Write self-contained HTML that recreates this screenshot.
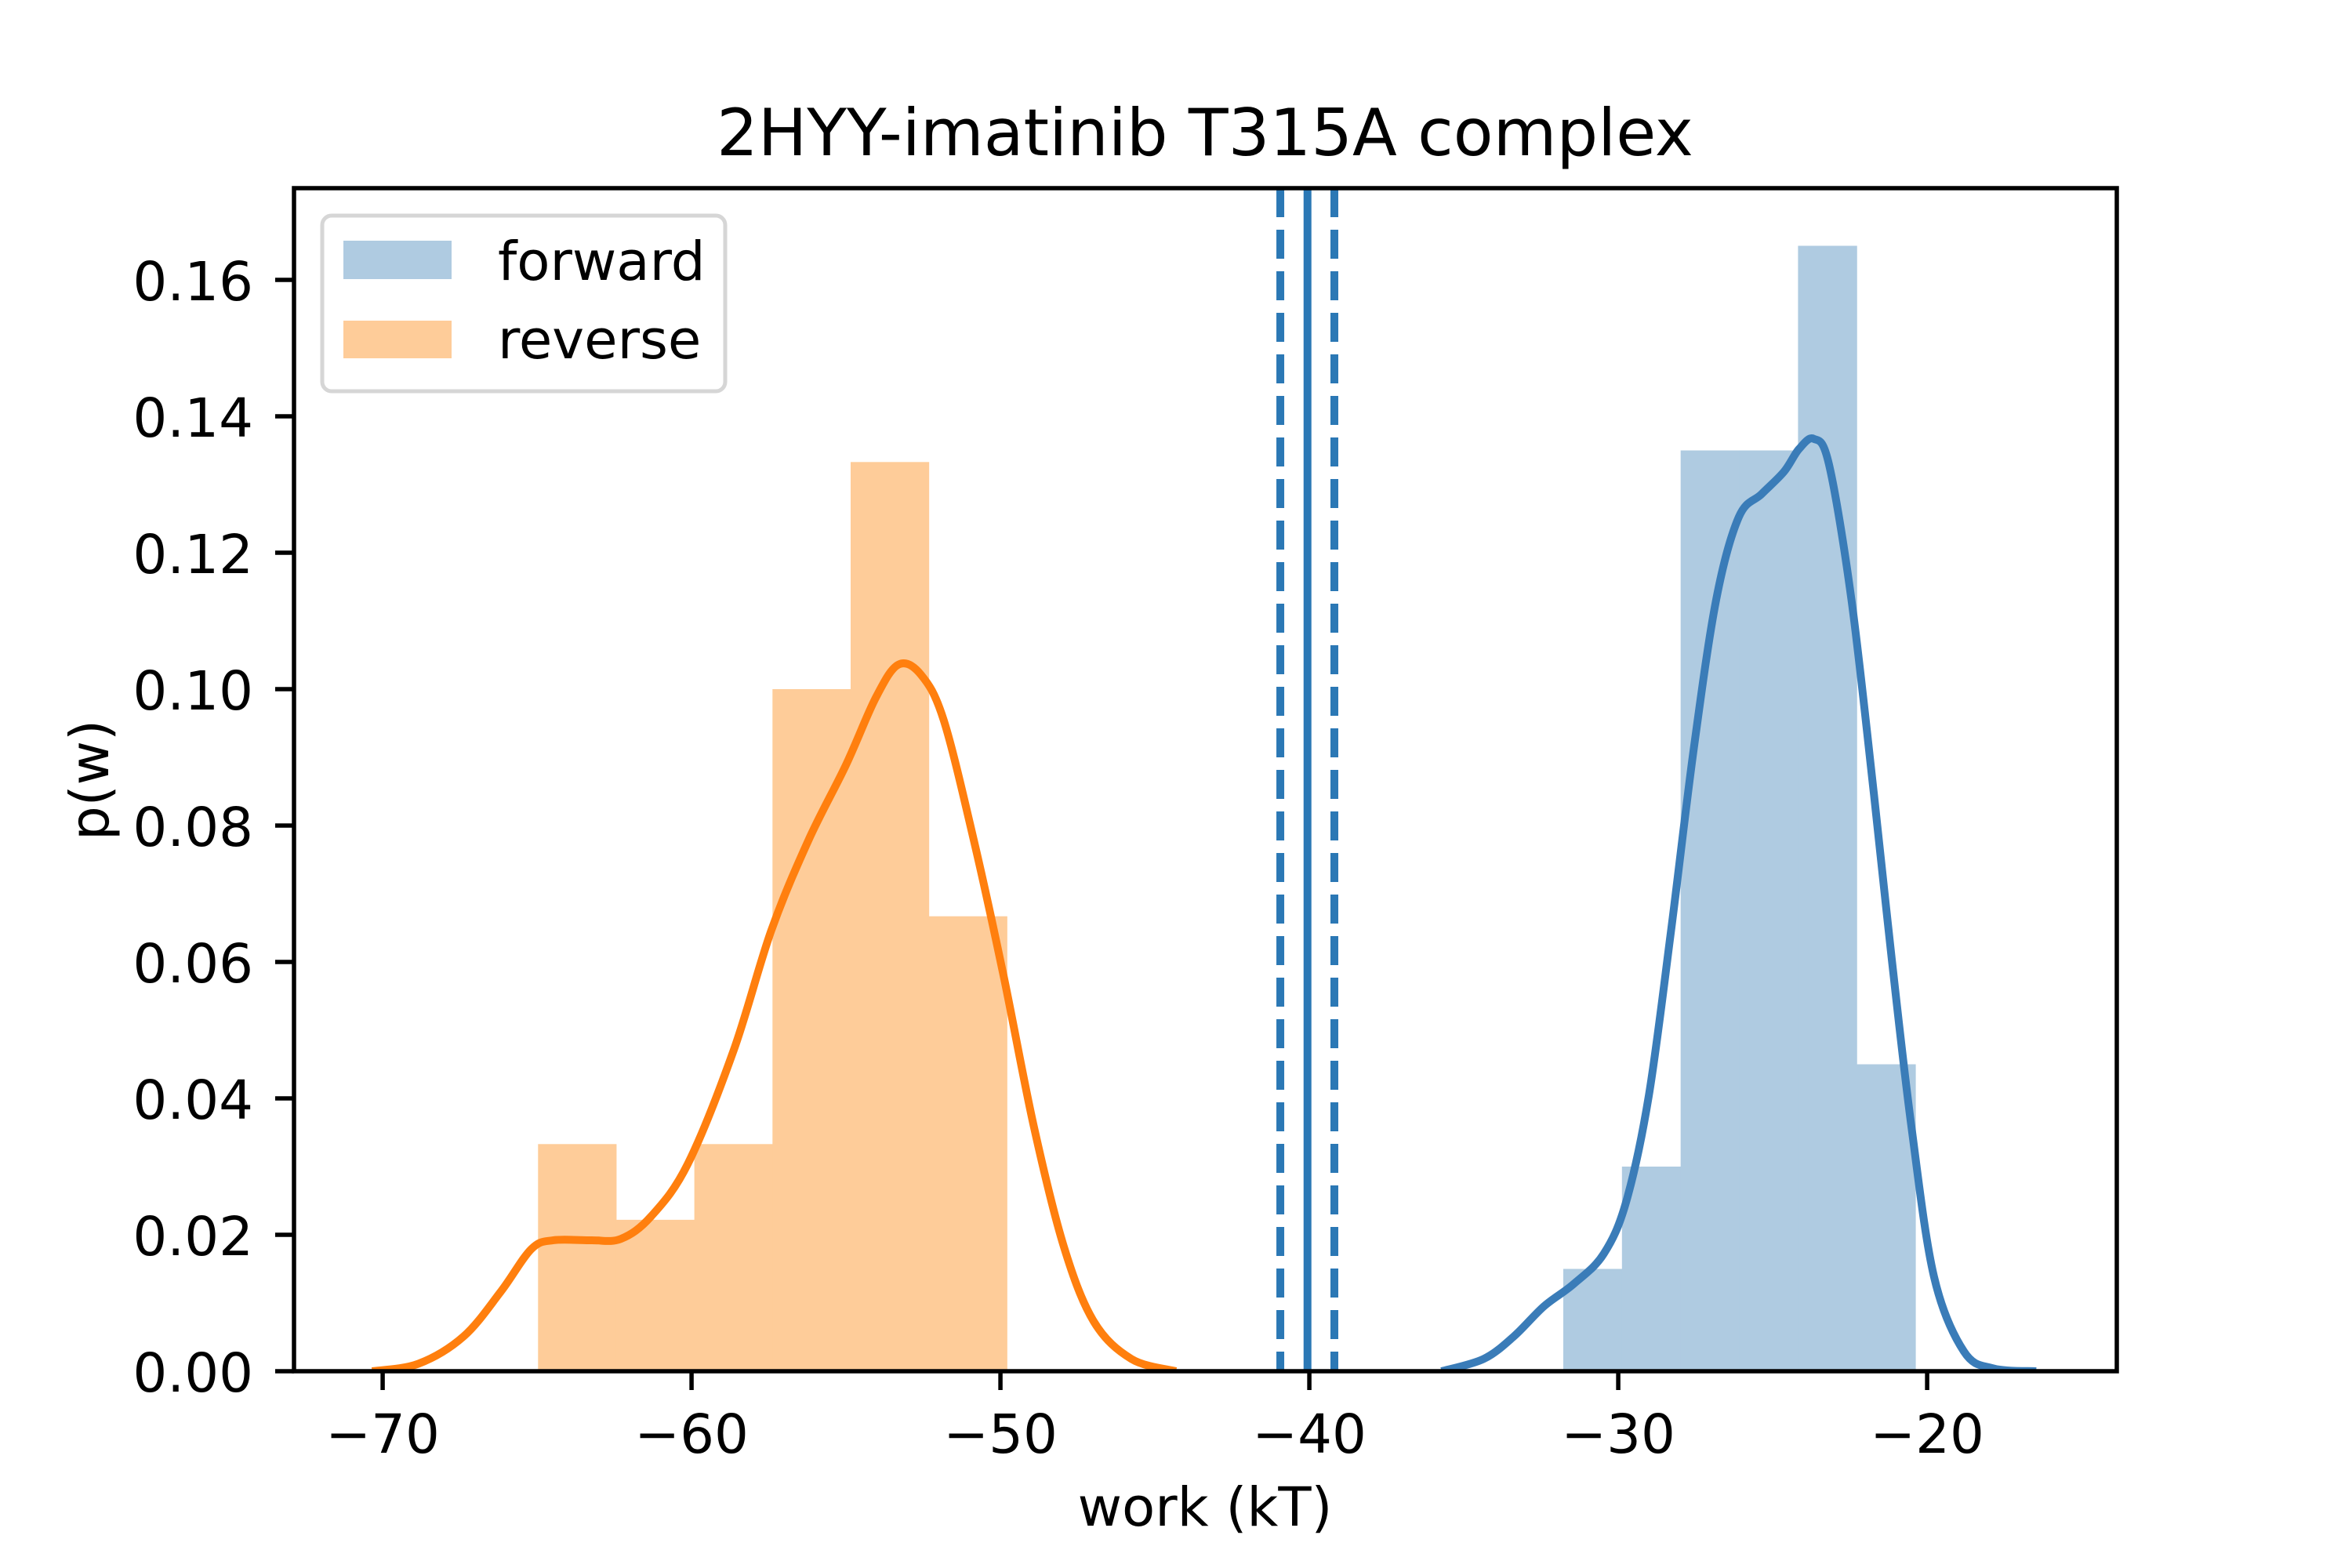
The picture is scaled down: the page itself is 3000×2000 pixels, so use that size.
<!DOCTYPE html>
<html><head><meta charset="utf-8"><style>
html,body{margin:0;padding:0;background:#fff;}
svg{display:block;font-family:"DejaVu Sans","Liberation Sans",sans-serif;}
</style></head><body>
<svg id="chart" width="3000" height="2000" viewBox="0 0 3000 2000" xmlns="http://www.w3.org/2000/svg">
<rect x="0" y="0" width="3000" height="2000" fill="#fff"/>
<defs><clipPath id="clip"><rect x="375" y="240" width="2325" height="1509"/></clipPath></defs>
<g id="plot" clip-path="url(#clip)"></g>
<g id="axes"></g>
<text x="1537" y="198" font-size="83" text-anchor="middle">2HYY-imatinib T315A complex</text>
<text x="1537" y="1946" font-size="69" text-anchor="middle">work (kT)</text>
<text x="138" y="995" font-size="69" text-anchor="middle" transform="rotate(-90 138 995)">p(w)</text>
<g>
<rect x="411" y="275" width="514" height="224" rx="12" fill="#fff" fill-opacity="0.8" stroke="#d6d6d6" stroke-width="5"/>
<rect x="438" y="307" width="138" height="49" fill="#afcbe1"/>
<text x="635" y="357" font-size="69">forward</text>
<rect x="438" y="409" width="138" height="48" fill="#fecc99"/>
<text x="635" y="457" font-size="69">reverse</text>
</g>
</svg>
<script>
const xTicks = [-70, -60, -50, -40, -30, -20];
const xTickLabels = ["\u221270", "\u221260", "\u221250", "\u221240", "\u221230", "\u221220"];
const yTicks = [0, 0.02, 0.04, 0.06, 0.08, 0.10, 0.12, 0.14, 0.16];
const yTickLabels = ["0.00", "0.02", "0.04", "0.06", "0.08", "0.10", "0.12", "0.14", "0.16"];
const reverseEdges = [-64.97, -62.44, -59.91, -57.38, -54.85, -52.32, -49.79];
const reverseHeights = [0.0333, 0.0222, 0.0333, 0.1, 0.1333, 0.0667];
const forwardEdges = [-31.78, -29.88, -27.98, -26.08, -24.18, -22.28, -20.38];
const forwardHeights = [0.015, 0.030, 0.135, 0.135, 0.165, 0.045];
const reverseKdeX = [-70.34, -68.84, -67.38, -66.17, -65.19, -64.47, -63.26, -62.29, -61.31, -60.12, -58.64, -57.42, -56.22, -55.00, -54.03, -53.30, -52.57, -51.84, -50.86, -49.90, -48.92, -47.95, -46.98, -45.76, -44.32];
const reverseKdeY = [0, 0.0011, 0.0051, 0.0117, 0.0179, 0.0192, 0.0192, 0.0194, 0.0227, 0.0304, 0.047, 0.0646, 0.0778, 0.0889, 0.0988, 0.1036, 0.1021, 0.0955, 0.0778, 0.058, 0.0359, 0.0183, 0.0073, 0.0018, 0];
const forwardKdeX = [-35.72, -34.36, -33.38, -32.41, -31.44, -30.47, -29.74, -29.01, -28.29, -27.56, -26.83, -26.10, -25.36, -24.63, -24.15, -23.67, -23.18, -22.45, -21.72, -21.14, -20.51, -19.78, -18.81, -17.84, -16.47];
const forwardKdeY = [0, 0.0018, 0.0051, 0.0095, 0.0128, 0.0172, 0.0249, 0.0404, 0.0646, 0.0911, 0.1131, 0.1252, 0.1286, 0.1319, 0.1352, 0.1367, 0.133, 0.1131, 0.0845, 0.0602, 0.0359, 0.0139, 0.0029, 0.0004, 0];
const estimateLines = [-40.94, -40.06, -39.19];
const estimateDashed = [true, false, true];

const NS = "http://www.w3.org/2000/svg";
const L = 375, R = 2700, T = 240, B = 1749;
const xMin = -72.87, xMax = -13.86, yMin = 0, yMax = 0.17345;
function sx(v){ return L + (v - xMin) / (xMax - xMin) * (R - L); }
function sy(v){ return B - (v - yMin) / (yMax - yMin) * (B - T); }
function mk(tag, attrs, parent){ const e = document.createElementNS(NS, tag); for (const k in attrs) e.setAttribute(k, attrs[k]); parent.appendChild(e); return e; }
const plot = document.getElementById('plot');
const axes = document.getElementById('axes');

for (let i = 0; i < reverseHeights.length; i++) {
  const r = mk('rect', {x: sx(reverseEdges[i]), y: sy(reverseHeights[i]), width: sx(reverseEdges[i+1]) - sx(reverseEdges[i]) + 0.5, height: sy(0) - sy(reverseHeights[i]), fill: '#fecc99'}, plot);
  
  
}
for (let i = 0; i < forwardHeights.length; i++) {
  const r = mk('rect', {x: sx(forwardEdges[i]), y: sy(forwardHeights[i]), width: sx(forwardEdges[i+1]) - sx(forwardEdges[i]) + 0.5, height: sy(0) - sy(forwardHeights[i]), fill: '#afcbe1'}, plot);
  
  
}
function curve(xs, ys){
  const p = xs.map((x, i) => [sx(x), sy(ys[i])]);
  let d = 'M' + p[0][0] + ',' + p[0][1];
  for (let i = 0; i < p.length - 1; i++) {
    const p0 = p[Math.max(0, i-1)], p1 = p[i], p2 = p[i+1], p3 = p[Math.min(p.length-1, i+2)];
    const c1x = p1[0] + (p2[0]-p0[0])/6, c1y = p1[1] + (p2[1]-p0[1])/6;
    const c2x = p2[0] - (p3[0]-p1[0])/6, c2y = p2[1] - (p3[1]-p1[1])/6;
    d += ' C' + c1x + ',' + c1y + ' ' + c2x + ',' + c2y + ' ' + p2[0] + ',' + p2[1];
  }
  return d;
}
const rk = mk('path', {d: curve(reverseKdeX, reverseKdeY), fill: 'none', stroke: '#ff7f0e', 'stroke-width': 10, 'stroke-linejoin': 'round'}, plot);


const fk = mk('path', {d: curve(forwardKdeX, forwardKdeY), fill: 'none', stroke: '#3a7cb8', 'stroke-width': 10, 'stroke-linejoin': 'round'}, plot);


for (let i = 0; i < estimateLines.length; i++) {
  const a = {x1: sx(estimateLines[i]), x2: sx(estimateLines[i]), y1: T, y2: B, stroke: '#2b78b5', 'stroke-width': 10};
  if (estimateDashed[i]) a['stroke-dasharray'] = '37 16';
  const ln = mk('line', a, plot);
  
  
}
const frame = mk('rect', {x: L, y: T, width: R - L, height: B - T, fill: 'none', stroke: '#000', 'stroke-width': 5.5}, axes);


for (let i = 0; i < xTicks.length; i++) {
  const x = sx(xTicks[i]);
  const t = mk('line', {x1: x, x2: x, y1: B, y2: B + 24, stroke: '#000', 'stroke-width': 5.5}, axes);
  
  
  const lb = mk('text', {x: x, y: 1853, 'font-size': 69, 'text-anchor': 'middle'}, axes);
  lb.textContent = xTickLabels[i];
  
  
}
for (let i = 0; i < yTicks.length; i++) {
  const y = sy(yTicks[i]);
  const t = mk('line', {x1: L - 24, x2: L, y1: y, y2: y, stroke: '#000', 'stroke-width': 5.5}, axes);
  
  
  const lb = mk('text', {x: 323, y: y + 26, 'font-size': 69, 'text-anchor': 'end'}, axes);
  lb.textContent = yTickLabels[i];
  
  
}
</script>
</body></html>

__WHAT YOU ARE ASKED TO DO__
Reproduce each line word for word and drop the pictures.

__RESPONSE TO THIS EXERCISE__
Write self-contained HTML that recreates this screenshot.
The picture is scaled down: the page itself is 3000×2000 pixels, so use that size.
<!DOCTYPE html>
<html><head><meta charset="utf-8"><style>
html,body{margin:0;padding:0;background:#fff;}
svg{display:block;font-family:"DejaVu Sans","Liberation Sans",sans-serif;}
</style></head><body>
<svg id="chart" width="3000" height="2000" viewBox="0 0 3000 2000" xmlns="http://www.w3.org/2000/svg">
<rect x="0" y="0" width="3000" height="2000" fill="#fff"/>
<defs><clipPath id="clip"><rect x="375" y="240" width="2325" height="1509"/></clipPath></defs>
<g id="plot" clip-path="url(#clip)"></g>
<g id="axes"></g>
<text x="1537" y="198" font-size="83" text-anchor="middle">2HYY-imatinib T315A complex</text>
<text x="1537" y="1946" font-size="69" text-anchor="middle">work (kT)</text>
<text x="138" y="995" font-size="69" text-anchor="middle" transform="rotate(-90 138 995)">p(w)</text>
<g>
<rect x="411" y="275" width="514" height="224" rx="12" fill="#fff" fill-opacity="0.8" stroke="#d6d6d6" stroke-width="5"/>
<rect x="438" y="307" width="138" height="49" fill="#afcbe1"/>
<text x="635" y="357" font-size="69">forward</text>
<rect x="438" y="409" width="138" height="48" fill="#fecc99"/>
<text x="635" y="457" font-size="69">reverse</text>
</g>
</svg>
<script>
const xTicks = [-70, -60, -50, -40, -30, -20];
const xTickLabels = ["\u221270", "\u221260", "\u221250", "\u221240", "\u221230", "\u221220"];
const yTicks = [0, 0.02, 0.04, 0.06, 0.08, 0.10, 0.12, 0.14, 0.16];
const yTickLabels = ["0.00", "0.02", "0.04", "0.06", "0.08", "0.10", "0.12", "0.14", "0.16"];
const reverseEdges = [-64.97, -62.44, -59.91, -57.38, -54.85, -52.32, -49.79];
const reverseHeights = [0.0333, 0.0222, 0.0333, 0.1, 0.1333, 0.0667];
const forwardEdges = [-31.78, -29.88, -27.98, -26.08, -24.18, -22.28, -20.38];
const forwardHeights = [0.015, 0.030, 0.135, 0.135, 0.165, 0.045];
const reverseKdeX = [-70.34, -68.84, -67.38, -66.17, -65.19, -64.47, -63.26, -62.29, -61.31, -60.12, -58.64, -57.42, -56.22, -55.00, -54.03, -53.30, -52.57, -51.84, -50.86, -49.90, -48.92, -47.95, -46.98, -45.76, -44.32];
const reverseKdeY = [0, 0.0011, 0.0051, 0.0117, 0.0179, 0.0192, 0.0192, 0.0194, 0.0227, 0.0304, 0.047, 0.0646, 0.0778, 0.0889, 0.0988, 0.1036, 0.1021, 0.0955, 0.0778, 0.058, 0.0359, 0.0183, 0.0073, 0.0018, 0];
const forwardKdeX = [-35.72, -34.36, -33.38, -32.41, -31.44, -30.47, -29.74, -29.01, -28.29, -27.56, -26.83, -26.10, -25.36, -24.63, -24.15, -23.67, -23.18, -22.45, -21.72, -21.14, -20.51, -19.78, -18.81, -17.84, -16.47];
const forwardKdeY = [0, 0.0018, 0.0051, 0.0095, 0.0128, 0.0172, 0.0249, 0.0404, 0.0646, 0.0911, 0.1131, 0.1252, 0.1286, 0.1319, 0.1352, 0.1367, 0.133, 0.1131, 0.0845, 0.0602, 0.0359, 0.0139, 0.0029, 0.0004, 0];
const estimateLines = [-40.94, -40.06, -39.19];
const estimateDashed = [true, false, true];

const NS = "http://www.w3.org/2000/svg";
const L = 375, R = 2700, T = 240, B = 1749;
const xMin = -72.87, xMax = -13.86, yMin = 0, yMax = 0.17345;
function sx(v){ return L + (v - xMin) / (xMax - xMin) * (R - L); }
function sy(v){ return B - (v - yMin) / (yMax - yMin) * (B - T); }
function mk(tag, attrs, parent){ const e = document.createElementNS(NS, tag); for (const k in attrs) e.setAttribute(k, attrs[k]); parent.appendChild(e); return e; }
const plot = document.getElementById('plot');
const axes = document.getElementById('axes');

for (let i = 0; i < reverseHeights.length; i++) {
  const r = mk('rect', {x: sx(reverseEdges[i]), y: sy(reverseHeights[i]), width: sx(reverseEdges[i+1]) - sx(reverseEdges[i]) + 0.5, height: sy(0) - sy(reverseHeights[i]), fill: '#fecc99'}, plot);
  
  
}
for (let i = 0; i < forwardHeights.length; i++) {
  const r = mk('rect', {x: sx(forwardEdges[i]), y: sy(forwardHeights[i]), width: sx(forwardEdges[i+1]) - sx(forwardEdges[i]) + 0.5, height: sy(0) - sy(forwardHeights[i]), fill: '#afcbe1'}, plot);
  
  
}
function curve(xs, ys){
  const p = xs.map((x, i) => [sx(x), sy(ys[i])]);
  let d = 'M' + p[0][0] + ',' + p[0][1];
  for (let i = 0; i < p.length - 1; i++) {
    const p0 = p[Math.max(0, i-1)], p1 = p[i], p2 = p[i+1], p3 = p[Math.min(p.length-1, i+2)];
    const c1x = p1[0] + (p2[0]-p0[0])/6, c1y = p1[1] + (p2[1]-p0[1])/6;
    const c2x = p2[0] - (p3[0]-p1[0])/6, c2y = p2[1] - (p3[1]-p1[1])/6;
    d += ' C' + c1x + ',' + c1y + ' ' + c2x + ',' + c2y + ' ' + p2[0] + ',' + p2[1];
  }
  return d;
}
const rk = mk('path', {d: curve(reverseKdeX, reverseKdeY), fill: 'none', stroke: '#ff7f0e', 'stroke-width': 10, 'stroke-linejoin': 'round'}, plot);


const fk = mk('path', {d: curve(forwardKdeX, forwardKdeY), fill: 'none', stroke: '#3a7cb8', 'stroke-width': 10, 'stroke-linejoin': 'round'}, plot);


for (let i = 0; i < estimateLines.length; i++) {
  const a = {x1: sx(estimateLines[i]), x2: sx(estimateLines[i]), y1: T, y2: B, stroke: '#2b78b5', 'stroke-width': 10};
  if (estimateDashed[i]) a['stroke-dasharray'] = '37 16';
  const ln = mk('line', a, plot);
  
  
}
const frame = mk('rect', {x: L, y: T, width: R - L, height: B - T, fill: 'none', stroke: '#000', 'stroke-width': 5.5}, axes);


for (let i = 0; i < xTicks.length; i++) {
  const x = sx(xTicks[i]);
  const t = mk('line', {x1: x, x2: x, y1: B, y2: B + 24, stroke: '#000', 'stroke-width': 5.5}, axes);
  
  
  const lb = mk('text', {x: x, y: 1853, 'font-size': 69, 'text-anchor': 'middle'}, axes);
  lb.textContent = xTickLabels[i];
  
  
}
for (let i = 0; i < yTicks.length; i++) {
  const y = sy(yTicks[i]);
  const t = mk('line', {x1: L - 24, x2: L, y1: y, y2: y, stroke: '#000', 'stroke-width': 5.5}, axes);
  
  
  const lb = mk('text', {x: 323, y: y + 26, 'font-size': 69, 'text-anchor': 'end'}, axes);
  lb.textContent = yTickLabels[i];
  
  
}
</script>
</body></html>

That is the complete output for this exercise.